Face of Defense: Combat Medic Continues Quest for Badge
By Army Sgt. Quentin Johnson
2nd Brigade Combat Team, 1st Cavalry Division
FORT HOOD, Texas, May 29, 2014 Former President Richard M. Nixon once said, “Defeat doesn’t finish a man -- quit does. A man is not finished when he’s defeated. He’s finished when he quits.”
Army Spc. Jessica Lazo, a Miami native and combat medic with Company C, 15th Brigade Support Battalion, 2nd Armored Brigade Combat Team, 1st Cavalry Division, calls in a simulated 9-line medical evacuation report on a combat testing lane during the III Corps Expert Field Medical Badge test at Fort Hood, Texas, May 15, 2014. U.S. Army photo by Sgt. Quentin Johnson
(Click photo for screen-resolution image);high-resolution image available.
Army combat medic Spc. Jessica Lazo’s story is not one of an inspiring accomplishment or defeat, but a never-quit attitude as she continues her quest to earn the Expert Field Medical Badge.
Lazo tried and failed to earn the badge during testing conducted here from May 10 to May 20. It was her fourth attempt to earn the badge in nearly two years of trying.
The EFMB test is a 10-day event in which soldiers in medical career fields can earn the coveted badge by performing more than 30 critical and medical tasks through three separate combat testing lanes, said Army Maj. Matthew Mapes, the 61st Multifunctional Medical Battalion’s executive officer and the EFMB officer-in-charge.
The 10 days are broken up into five days of testing-lane study and five days of actual testing with a 60-question written test on the first day and a 12-mile march on the last day, said Mapes, a native of Highland Park, Illinois.
All aspects of the test are timed and graded. Upon successful completion of all the events, each participant will receive the EFMB, he said.
Lazo, assigned to Company C, 15th Brigade Support Battalion, 2nd Armored Brigade Combat Team, 1st Cavalry Division, was one of approximately 173 Fort Hood soldiers to tackle the test.
She said her journey started in September 2012, when she was a private and competing for the EFMB for the first time.

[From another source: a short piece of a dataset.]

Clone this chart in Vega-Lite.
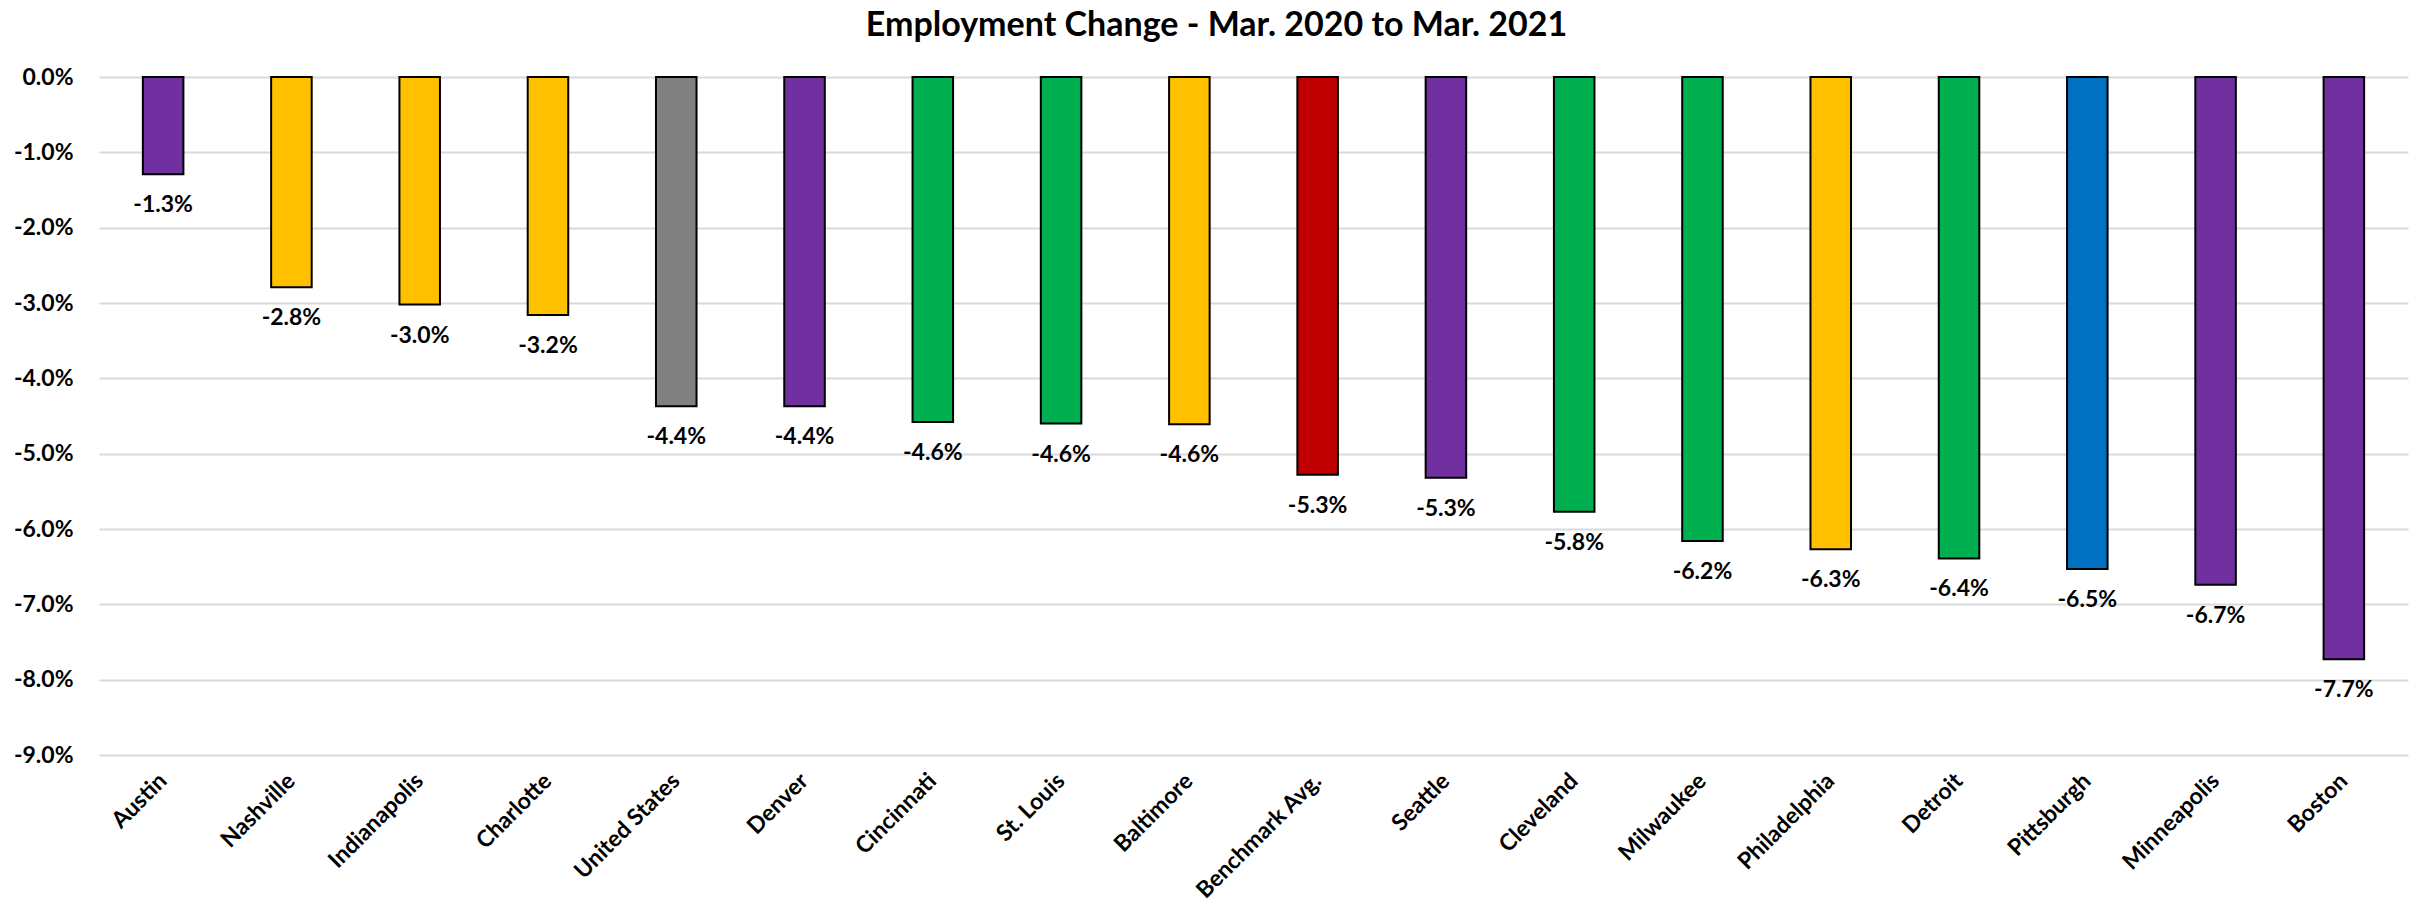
{
  "$schema": "https://vega.github.io/schema/vega-lite/v6.json",
  "width": 2309,
  "height": 678,
  "autosize": {"type": "none"},
  "padding": {"left": 99, "top": 77, "right": 17, "bottom": 165},
  "background": "white",
  "config": {
    "view": {"stroke": null},
    "font": "Lato",
    "locale": {"number": {"decimal": ".", "thousands": ",", "grouping": [3], "currency": ["$", ""], "minus": "-"}}
  },
  "title": {
    "text": "Employment Change - Mar. 2020 to Mar. 2021",
    "font": "Lato",
    "fontSize": 34,
    "fontWeight": "bold",
    "color": "#000000",
    "anchor": "middle",
    "frame": "group",
    "dx": -37,
    "offset": 23
  },
  "data": {
    "values": [
      {"area": "Austin", "change": -0.0129, "group": "A"},
      {"area": "Nashville", "change": -0.0279, "group": "B"},
      {"area": "Indianapolis", "change": -0.0302, "group": "B"},
      {"area": "Charlotte", "change": -0.0316, "group": "B"},
      {"area": "United States", "change": -0.0437, "group": "US"},
      {"area": "Denver", "change": -0.0437, "group": "A"},
      {"area": "Cincinnati", "change": -0.0458, "group": "C"},
      {"area": "St. Louis", "change": -0.0460, "group": "C"},
      {"area": "Baltimore", "change": -0.0461, "group": "B"},
      {"area": "Benchmark Avg.", "change": -0.0528, "group": "Benchmark"},
      {"area": "Seattle", "change": -0.0532, "group": "A"},
      {"area": "Cleveland", "change": -0.0577, "group": "C"},
      {"area": "Milwaukee", "change": -0.0616, "group": "C"},
      {"area": "Philadelphia", "change": -0.0627, "group": "B"},
      {"area": "Detroit", "change": -0.0639, "group": "C"},
      {"area": "Pittsburgh", "change": -0.0653, "group": "Pittsburgh"},
      {"area": "Minneapolis", "change": -0.0674, "group": "A"},
      {"area": "Boston", "change": -0.0773, "group": "A"}
    ]
  },
  "encoding": {
    "x": {
      "field": "area",
      "type": "nominal",
      "sort": null,
      "scale": {"paddingInner": 0.684, "paddingOuter": 0.342},
      "axis": {
        "title": null,
        "domain": false,
        "ticks": false,
        "labelAngle": -45,
        "labelAlign": "right",
        "labelBaseline": "middle",
        "labelPadding": 22,
        "labelFont": "Lato",
        "labelFontSize": 23,
        "labelFontWeight": "bold",
        "labelColor": "#000000"
      }
    }
  },
  "layer": [
    {
      "mark": {"type": "bar", "stroke": "#000000", "strokeWidth": 2},
      "encoding": {
        "y": {
          "field": "change",
          "type": "quantitative",
          "scale": {"domain": [-0.09, 0], "nice": false},
          "axis": {
            "title": null,
            "domain": false,
            "ticks": false,
            "values": [0, -0.01, -0.02, -0.03, -0.04, -0.05, -0.06, -0.07, -0.08, -0.09],
            "format": ".1%",
            "labelPadding": 26,
            "labelFont": "Lato",
            "labelFontSize": 23,
            "labelFontWeight": "bold",
            "labelColor": "#000000",
            "grid": true,
            "gridColor": "#D9D9D9",
            "gridWidth": 2
          }
        },
        "color": {
          "field": "group",
          "type": "nominal",
          "scale": {
            "domain": ["A", "B", "US", "C", "Benchmark", "Pittsburgh"],
            "range": ["#7030A0", "#FFC000", "#808080", "#00B050", "#C00000", "#0070C0"]
          },
          "legend": null
        }
      }
    },
    {
      "mark": {"type": "rule", "color": "#262626", "strokeWidth": 2},
      "encoding": {"y": {"datum": 0, "type": "quantitative"}}
    },
    {
      "mark": {"type": "text", "dy": 31, "baseline": "middle", "align": "center", "font": "Lato", "fontSize": 23, "fontWeight": "bold", "color": "#000000"},
      "encoding": {
        "y": {"field": "change", "type": "quantitative"},
        "text": {"field": "change", "type": "quantitative", "format": ".1%"}
      }
    }
  ]
}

“I originally wanted to earn [the EFMB] for career progression and to keep myself competitive in my field,” she said.
Lazo said she had no expectations on the outcome of the test but was dedicated to doing her best.
“I did my best. [I] studied at night and learned all I could from my instructors,” she said.
Despite Lazo’s best efforts, her lack of experience in land navigation caused her to fail the event and she was dropped from testing, she said. Never one to accept defeat, Lazo continued to train and grow from the experience to attempt the test the following year.
Lazo, who hails from Miami, said she took the EFMB test again on Jan. 13, 2013. This test, Lazo said, was conducted at Fort Bliss, Texas, which came with an entirely different type of terrain from what she was accustomed to.
“The test was very similar in terms of testing, but the geography was different,” she added. “I better-prepared myself the second time, especially in land navigation.”
She kept a committed attitude and successfully passed the land navigation portion of the test, she said. However, that triumph proved to be short-lived.
“I was more than eight miles into the foot march,” she said. “It was cold and without really noticing what was happening, I passed out,” she said.
Lazo said moping around was not the answer. Instead she learned from her mistakes and refused to give up.
“The third attempt was more personal, like a vendetta between me and the badge,” she said.
Lazo said she studied harder and steeled herself for another attempt.
“I understand the test’s attrition rate is high, but I will accomplish this,” she said. “I know it is possible to succeed.”
At this year’s EFMB test, Lazo said she was disqualified after the land navigation portion of the test.
“It was heartbreaking,” she said. “I prepared but couldn’t have anticipated how difficult it was to navigate the test site’s terrain.”
Lazo said she isn’t ready to concede defeat.
“I really want this badge,” she said.
Lazo’s advice to soldiers wanting to earn the EFMB is to train hard and don’t give up. She said her fourth attempt to earn the badge is scheduled this fall.